Well, assuming there's no way in real life to sell the survivors of multiple apocalypses that the planned economy that lifted them most of the way
out of the last apocalypse is in fact okay.
I suppose that's only happening because this is a game in your opinion, but it's not something so obviously wrong that you can just say "the rest of you are being unrealistic and it's morally wrong for us to want to continue the planned economy, instead of just staying in our lane and mining tiberium quietly." Which is very much the implication that comes out of your post for me and some of the others responding to it.
However, at the same time, we are still responsible for ensuring the rest of GDI also has money to shove around, and I want us to have the biggest revenue stream we can get by end of Q4 2061, so that all the other components of GDI can do things as well, rather than being so constantly starved of funding they have to keep asking the Treasury for everything.
Hell, one of the key issues during the Regency War is that InOps has been effectively underfunded for the entire Plan because despite the Treasury losing something like 50% of its funding, some 300 RpT, GDI honestly needs shittons more money, and even shifting 500 RpT won't get even close to the amount of money GDI in general needs to do all the things that need doing.
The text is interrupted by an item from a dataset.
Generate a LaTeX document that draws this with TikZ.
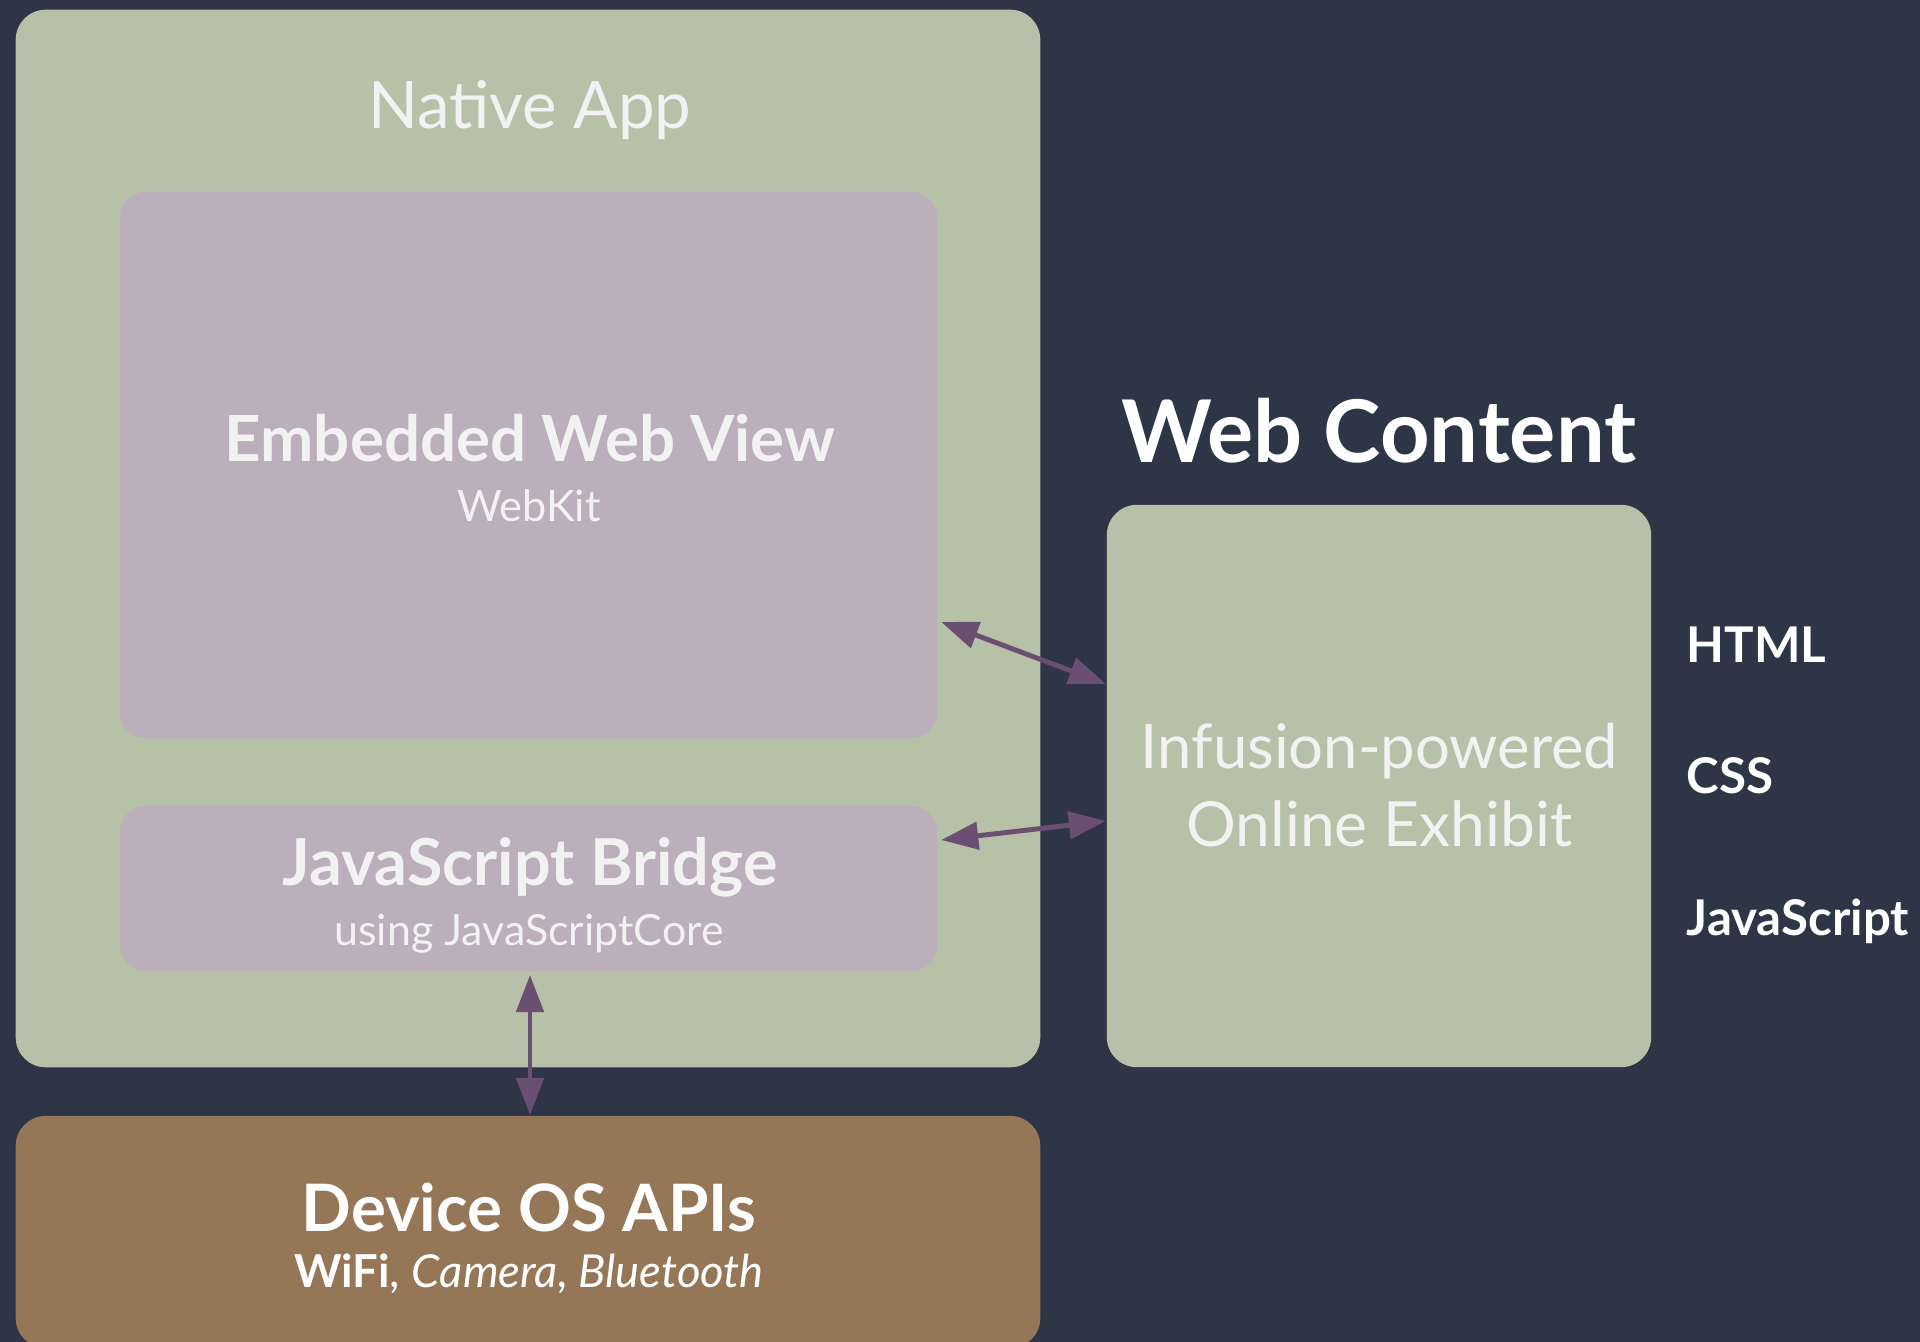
\documentclass[tikz,border=0pt]{standalone}
\usepackage{fontspec}
\setmainfont{Lato}
\usetikzlibrary{arrows.meta,calc}

\definecolor{bgnavy}{HTML}{2D3547}
\definecolor{sage}{HTML}{B7C1A8}
\definecolor{mauve}{HTML}{BAAFBB}
\definecolor{umber}{HTML}{957656}
\definecolor{plum}{HTML}{6B4F72}
\definecolor{paper}{HTML}{F2F2F2}

\newcommand\sz[1]{\fontsize{#1}{1.2\dimexpr #1\relax}\selectfont}

\begin{document}
\begin{tikzpicture}[x=0.01cm, y=-0.01cm,
  panel/.style={rounded corners=0.3cm, inner sep=0pt, outer sep=0pt, draw=none},
  inpanel/.style={rounded corners=0.26cm, inner sep=0pt, outer sep=0pt, draw=none, fill=mauve},
  txt/.style={text=paper, inner sep=0pt, anchor=base},
  sidetxt/.style={text=white, inner sep=0pt, anchor=base west, font=\bfseries\sz{14pt}},
  biarrow/.style={draw=plum, line width=1.4pt,
    {Triangle[length=0.37cm, width=0.27cm]}-{Triangle[length=0.37cm, width=0.27cm]}}]

  % page and background
  \useasboundingbox (0,0) rectangle (1920,1342);
  \clip (0,0) rectangle (1920,1342);
  \fill[bgnavy] (0,0) rectangle (1920,1342);

  % native app container and its inner panels
  \node[panel, fill=sage, minimum width=10.24cm, minimum height=10.57cm] (native) at (528,538.5) {};
  \node[inpanel, minimum width=8.17cm, minimum height=5.46cm] (webview) at (528.5,465) {};
  \node[inpanel, minimum width=8.17cm, minimum height=1.65cm] (bridge) at (528.5,888.5) {};

  % device layer (runs off the bottom edge)
  \node[panel, fill=umber, minimum width=10.24cm, minimum height=2.32cm] (device) at (528,1232) {};

  % web content panel
  \node[panel, fill=sage, minimum width=5.44cm, minimum height=5.62cm] (webc) at (1379,786) {};

  % labels
  \node[txt, font=\sz{18.6pt}] (nativeT) at (530,128) {Native App};
  \node[txt, font=\bfseries\sz{18.1pt}] (webviewT) at (530,461) {Embedded Web View};
  \node[txt, font=\sz{12.3pt}] (webviewS) at (529,521) {WebKit};
  \node[txt, font=\bfseries\sz{18.4pt}] (bridgeT) at (530,885) {JavaScript Bridge};
  \node[txt, font=\sz{12.2pt}] (bridgeS) at (529,945) {using JavaScriptCore};
  \node[txt, text=white, font=\bfseries\sz{18.6pt}] (deviceT) at (529,1231) {Device OS APIs};
  \node[txt, text=white, font=\sz{12.9pt}] (deviceS) at (529,1287) {\textbf{WiFi}, \textit{Camera, Bluetooth}};
  \node[txt, text=white, font=\bfseries\sz{24.6pt}] (webcT) at (1379,462) {Web Content};
  \node[txt, font=\sz{17.5pt}] (webcA) at (1379.5,768) {Infusion-powered};
  \node[txt, font=\sz{17.7pt}] (webcB) at (1379.5,846) {Online Exhibit};

  \node[sidetxt] (html) at (1686,662) {HTML};
  \node[sidetxt] (css) at (1686,793) {CSS};
  \node[sidetxt] (js) at (1686,935) {JavaScript};

  % connectors
  \draw[biarrow] ($(webview.east)+(4,157)$) -- ($(webc.west)+(-1,-102)$);
  \draw[biarrow] ($(bridge.east)+(4,-48.5)$) -- ($(webc.west)+(-1,35)$);
  \draw[biarrow] ($(bridge.south)+(1.5,4)$) -- ($(device.north)+(2,-1)$);
\end{tikzpicture}
\end{document}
So I want to shift the largest quantity of money into the rest of GDI possible, and the easiest way to do that is by growing our income stream substantially prior to Reallocation.
I think it's a bad idea to eat the seed corn, and I think that's what you're proposing to do. I get the logic, but we're
really hard up for early 2062 funds here.
If things go broadly according to my hopes, we'll be able to release additional funds in mid-Plan after the Red Zone expansions can resume. We'll have a lot of options. But if we sign away those 75 RpT by hurrying on
Tendrils, we're going to be stuck staring at the long list of stuff we're still,
now, in this moment expected
and unable to do for considerably longer than otherwise. No amount of funds disbursed to the general fund will change that.